Entry Point, a steel and thread sculpture suspended in the stairwell, effortlessly achieves a harmony of materials, form and space that evokes approval of the modernist integration of art and life
Reviewed on a-n.co.uk by David Gledhill. Read more here.
"Rosalind Davis observes the tension between the personal and the order, beginning with a focus on public housing. Aside from her curatorial work, she is a published author and an artist in her own right. Her practice has developed from an exterior view of buildings to stepping inside the room and exploring the space within. 'Haus Constructiv' 2017 is a modular structure of steel, perspex and thread. It plays off last century's constructivist and concrete artists to create a transformative piece which looks to fold, shift, disassemble, lean and reconfigure itself with endless possibilities. Rosalind relates this to her earlier paintings of brutalist and modernist buildings as if she's 'taken the structure and pulled it out and turned it into a sculpture'.
Watercolour drawings were a crucial prolepsis to the piece. Indeed the 'drawing in space' nature of the work is upheld when seen through a camera lens. Steel rods become black ink lines while the semi-translucent plastic panels appear as watery paint washes. One functions to hold the piece together; to give it strength. While the other pulses an electric charge of light around the room. Together with its ability to change composition, there is a circular narrative portraying how we move through space while adapting to structure and how we adapt structure to the way we move through space. So there's an ongoing negotiation between our perspective of being external to the structure and our bodily experience of interacting with it."
Jillian Knipe, Wall Street International. Read the full article here
Rosalind Davis is an artist whose central concern is the transformation and reconfiguration of space through multiple disciplines. Beginning with the highly rationalised and objective language of architecture, Davis dis-assembles its geometries to re-create new and multifaceted spaces. The resulting environments probe the relationships between both the physical and psychological aspects of space.

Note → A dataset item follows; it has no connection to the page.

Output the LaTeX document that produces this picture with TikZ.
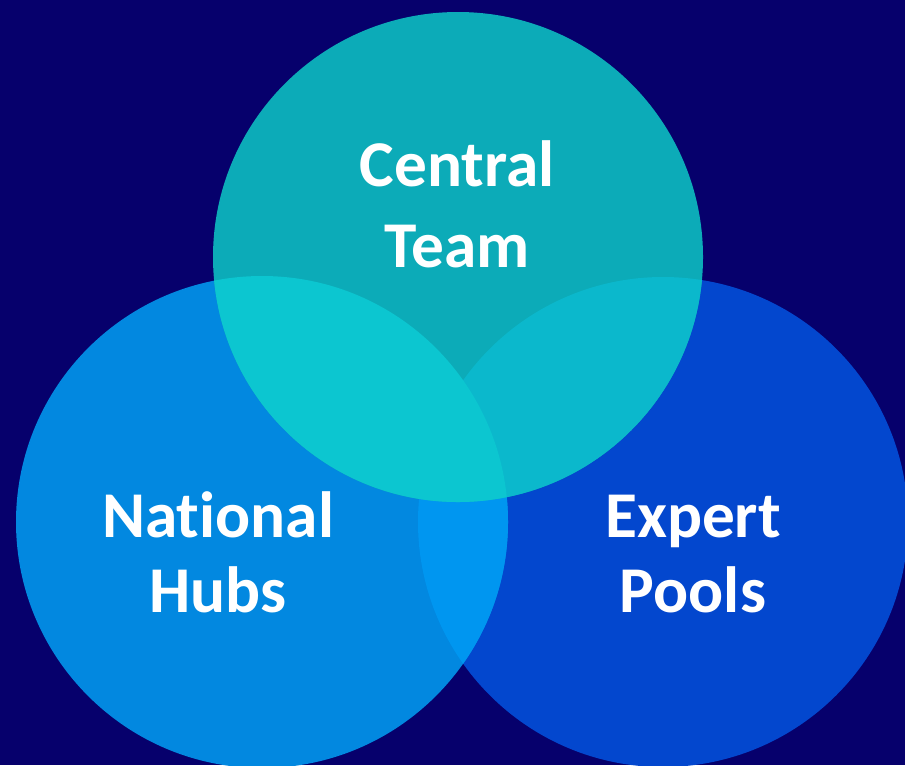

Constructed from modular elements these site-specific installations are re-assembled afresh for each exhibition and respond according to the particular architectural conditions of the site, such as scale and light. They are constructed using flexible individual elements such as steel frames, transparent and luminous perspex sheets, thread and monochrome paintings. The steel structures allude in their scale and proportions to windows or doors - portal like openings that allude to the boundaries between spaces. Incorporating both 2 and 3D models of space engages the viewer in a process of looking, interpreting and constructing space for themselves through their own individual experience. The subjective and dis-orienting nature of the work establishes relationships between the personal and the systematic, highlighting a disparity between the imagined and the real. This seeks to re-claim the failed ideals of modernist space and intimate a more personalised space of one’s own creation.
Her paintings and drawings are part of this same process but in 2d form representing another 3d space….where complex interior and exterior spaces are collaged together and abstracted.
Site-Specific Projects have been at Arthouse1, no format Gallery, The Furniture Makers Hall, ASC Gallery and project space.